In the eye of this anger storm, I was reminded of a few things I love: Rebecca, Pierre and Florence, my friends, pro wrestling (yes), and socially-conscious punk music. Jesse Michaels has been a constant source of inspiration and strength to me through my life and I was very pleased to find that his second band Common Rider put out an EP I didn't know about that was even better than all of their other stellar output. On top of that, the lyrics hit me in the exact right spot after the events last week.




While reading a (albeit very positive) review of the lyrics, someone described the lyrics as "overly ideal" and I thought that was so stupid. If advocating for resiliency in the face of oppression is stupid to you, you never really got what punk was about in the first place pal.

Always grow and learn, but never forget what made you mad to begin with. Stay pissed because the second you give up that, they'll fucking march all over you.

Thursday, August 3, 2017

Mary Devoured By Horses

Something unique to my generation, the first that grew up with the internet, is that we are the first to experience all of life's "milestones" in their open, digital form. It's strange to be the first generation of people that has its entire existence documented in a form that is more or less permanent.

One way that I am often reminded of this is when someone who I've completely lost touch with pops up on my Facebook feed. I guess the fact that we are still friends on Facebook sort of implies that we haven't completely lost touch. The world is weird. Whereas before you would maybe have some pictures of an old flame or roommate kicking around and would actually need to phone them or something to contact them, now you can just sort of creepily keep tabs on people and stay somewhat up-to-date on their life even though you never speak.

The person (really two people, they're a couple) who came up was someone who I went to art school with. I hung out with them pretty regularly during the last year of my undergrad and we got along pretty well, though we didn't have tonnes in common.

The last time that I saw this person was a chance encounter at a bar in Guelph while I was there with other friends. We were both happy to see each other and made the cursory small talk about our lives. She was there with her boyfriend, who she had started dating during our last year of school. She then told me that a house show the two of them had attended at my place had been their first date, which I didn't know. That made me happy. I thought that the show had been amazing to begin with, but was happy to realize that other people had important memories tied to the evening as well. And important enough that it was one of the things she told me within 5 minutes of speaking to me.

"That's what I was really trying to do. It's not about the music, it's about the love." I joked.

As I said, the couple came up in my Facebook feed today and they mentioned that they are only a few months out from getting married.

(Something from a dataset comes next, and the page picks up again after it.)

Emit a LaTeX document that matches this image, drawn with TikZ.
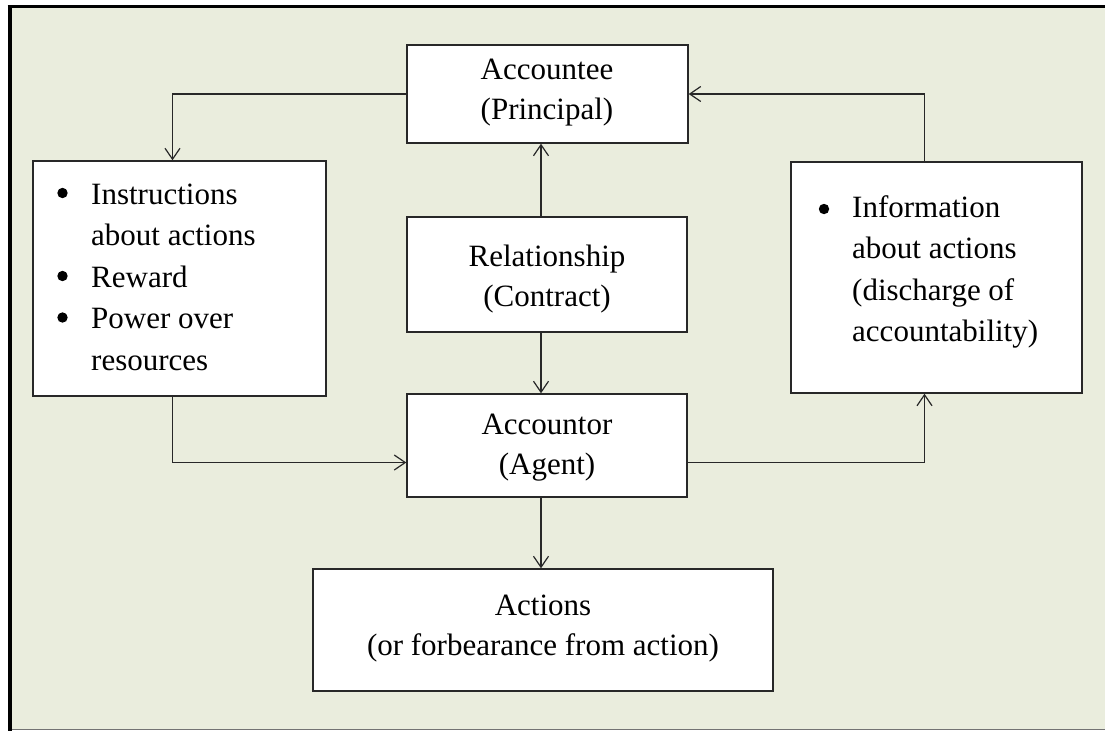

It's crazy to think that I, who neither have spoken to in a few years now, played a role in their partnership, albeit a very, very small one.

It's also crazy to think about how many other times this has happened and we don't even know about.

It feels dumb to end this post with such an open-ended and vague statement, so I'll say that I saw Big Nothing at D-Beatstro this week and loved their set. I urge you to support both the band and the space they played at.